[Charts and diagrams as code]
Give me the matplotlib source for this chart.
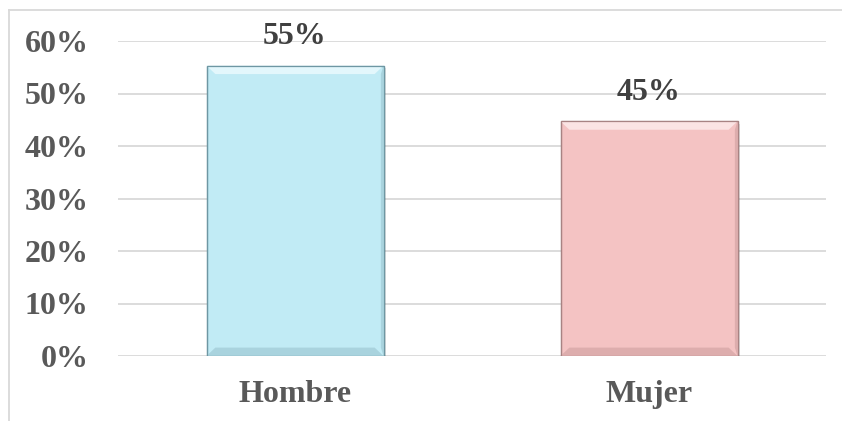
import matplotlib
matplotlib.use("Agg")
import matplotlib.pyplot as plt
from matplotlib.patches import Rectangle, Polygon
from matplotlib.lines import Line2D

categories = ["Hombre", "Mujer"]
values = [55.3, 44.7]
labels = ["55%", "45%"]
yticks = [0, 10, 20, 30, 40, 50, 60]
ytick_labels = ["0%", "10%", "20%", "30%", "40%", "50%", "60%"]

face_colors = ["#C1EBF5", "#F4C3C3"]
edge_colors = ["#6E97A3", "#A88383"]
light_colors = ["#E3F7FC", "#FBE3E3"]
dark_colors = ["#A9D3DE", "#DDADAD"]

W, H = 842, 421
fig = plt.figure(figsize=(W / 100, H / 100), dpi=100)
ax = fig.add_axes([118 / W, (H - 356) / H, (826 - 118) / W, (356 - 41) / H])

font = "Liberation Serif"
fs = 23
x = list(range(len(categories)))
bw = 0.5

ax.set_ylim(0, 60)
ax.set_xlim(-0.5, len(categories) - 0.5)
for t in yticks:
    ax.axhline(t, color="#D9D9D9", lw=1.3, zorder=0)

for i, v in enumerate(values):
    x0 = x[i] - bw / 2
    ax.add_patch(Rectangle((x0 + 0.006, -0.5), bw, v, facecolor="#000000", alpha=0.12,
                           edgecolor="none", zorder=1))
    ax.add_patch(Rectangle((x0, 0), bw, v, facecolor=face_colors[i], edgecolor=edge_colors[i],
                           lw=0.9, zorder=2))
    dx = 0.025
    dy = 1.6
    ax.add_patch(Polygon([(x0, v), (x0 + bw, v), (x0 + bw - dx, v - dy), (x0 + dx, v - dy)],
                         closed=True, facecolor=light_colors[i], edgecolor="none", zorder=3))
    ax.add_patch(Polygon([(x0, 0), (x0 + bw, 0), (x0 + bw - dx, dy), (x0 + dx, dy)],
                         closed=True, facecolor=dark_colors[i], edgecolor="none", zorder=3))
    ax.add_patch(Polygon([(x0 + bw, 0), (x0 + bw, v), (x0 + bw - dx * 0.3, v - dy), (x0 + bw - dx * 0.3, dy)],
                         closed=True, facecolor=dark_colors[i], edgecolor="none", zorder=3))
    ax.add_patch(Rectangle((x0, 0), bw, v, facecolor="none", edgecolor=edge_colors[i],
                           lw=0.9, zorder=4))
    ax.annotate(labels[i], (x[i], v), xytext=(0, 21), textcoords="offset points",
                ha="center", va="center", fontsize=fs, fontweight="bold",
                family=font, color="#404040", zorder=5)

ax.set_yticks(yticks)
ax.set_yticklabels(ytick_labels, fontsize=fs, fontweight="bold", family=font, color="#595959")
ax.set_xticks(x)
ax.set_xticklabels(categories, fontsize=fs, fontweight="bold", family=font, color="#595959")
ax.tick_params(axis="y", length=0, pad=21)
ax.tick_params(axis="x", length=0, pad=17)
for s in ax.spines.values():
    s.set_visible(False)

fig.add_artist(Line2D([9 / W, 1], [1 - 10 / H, 1 - 10 / H], color="#D9D9D9", lw=1.3))
fig.add_artist(Line2D([9 / W, 9 / W], [0, 1 - 10 / H], color="#D9D9D9", lw=1.3))

fig.savefig("out.png", dpi=100)
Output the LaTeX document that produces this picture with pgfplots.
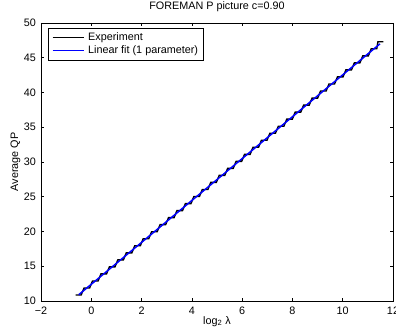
\documentclass[border=0pt]{standalone}
\usepackage{fontspec}
\setmainfont{Liberation Sans}
\usepackage{pgfplots}
\pgfplotsset{compat=1.18}
\newcommand{\mf}{\fontsize{10.8bp}{13bp}\selectfont}
\begin{document}
\begin{tikzpicture}
\begin{axis}[
  name=ax,
  scale only axis,
  width=352bp, height=278bp,
  xmin=-2, xmax=12, ymin=10, ymax=50,
  xtick={-2,0,2,4,6,8,10,12},
  xticklabels={−2,0,2,4,6,8,10,12},
  ytick={10,15,20,25,30,35,40,45,50},
  yticklabels={10,15,20,25,30,35,40,45,50},
  tick align=inside,
  major tick length=3.5bp,
  every tick/.style={black, line width=0.6pt},
  axis line style={line width=0.9pt},
  xticklabel style={font=\mf, anchor=base, yshift=-13bp},
  yticklabel style={font=\mf, anchor=east, inner sep=0pt, xshift=-5bp},
  title={FOREMAN P picture c=0.90},
  title style={font=\mf, at={(axis description cs:0.5,1)}, anchor=base, yshift=7.5bp, inner sep=0pt},
  xlabel={log\textsubscript{2} λ},
  xlabel style={font=\mf, at={(axis description cs:0.5,0)}, anchor=base, yshift=-23bp, inner sep=0pt},
  ylabel={Average QP},
  ylabel style={font=\mf, at={(axis description cs:-0.0653,0.5)}, anchor=base, inner sep=0pt},
  legend style={font=\mf, at={(axis description cs:0.0199,0.982)}, anchor=north west,
    draw=black, line width=0.7pt, inner xsep=3.5bp, inner ysep=2.5bp, row sep=0bp},
  legend cell align=left,
  legend image code/.code={\draw[#1, line width=1.3pt] (0bp,0bp) -- (31bp,0bp); \path (33bp,0bp);},
]
\addplot[black, line width=1.4pt] coordinates {
(-0.623,10.86) (-0.403,10.86)
(-0.287,11.87) (-0.067,11.87)
(0.049,12.88) (0.269,12.88)
(0.385,13.90) (0.605,13.90)
(0.721,14.91) (0.941,14.91)
(1.057,15.92) (1.277,15.92)
(1.393,16.93) (1.613,16.93)
(1.729,17.95) (1.949,17.95)
(2.065,18.96) (2.285,18.96)
(2.400,19.97) (2.620,19.97)
(2.736,20.98) (2.956,20.98)
(3.072,21.99) (3.292,21.99)
(3.408,23.01) (3.628,23.01)
(3.744,24.02) (3.964,24.02)
(4.080,25.03) (4.300,25.03)
(4.416,26.04) (4.636,26.04)
(4.752,27.06) (4.972,27.06)
(5.088,28.07) (5.308,28.07)
(5.424,29.08) (5.644,29.08)
(5.760,30.09) (5.980,30.09)
(6.096,31.10) (6.316,31.10)
(6.432,32.12) (6.652,32.12)
(6.768,33.13) (6.988,33.13)
(7.104,34.14) (7.324,34.14)
(7.440,35.15) (7.660,35.15)
(7.776,36.17) (7.996,36.17)
(8.111,37.18) (8.331,37.18)
(8.447,38.19) (8.667,38.19)
(8.783,39.20) (9.003,39.20)
(9.119,40.21) (9.339,40.21)
(9.455,41.23) (9.675,41.23)
(9.791,42.24) (10.011,42.24)
(10.127,43.25) (10.347,43.25)
(10.463,44.26) (10.683,44.26)
(10.799,45.27) (11.019,45.27)
(11.135,46.29) (11.355,46.29)
(11.400,47.30) (11.620,47.30)
};
\addlegendentry{Experiment}
\addplot[blue, line width=1.5pt] coordinates {(-0.5,10.9) (11.48,47.0)};
\addlegendentry{Linear fit (1 parameter)}
\end{axis}
\pgfresetboundingbox
\path (ax.south west) ++(-41bp,-31bp) rectangle ([xshift=3bp,yshift=23bp]ax.north east);
\end{tikzpicture}
\end{document}
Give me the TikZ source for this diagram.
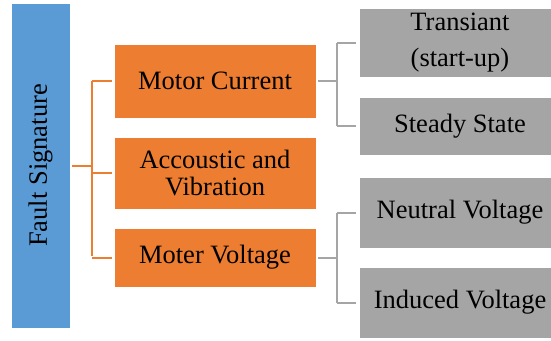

AIM OF THE EXERCISE ->
Which lines contain the word "Give"? Copy each of them.

FINISHED ANSWER ->
Give me the matplotlib source for this chart.
Give me the TikZ source for this diagram.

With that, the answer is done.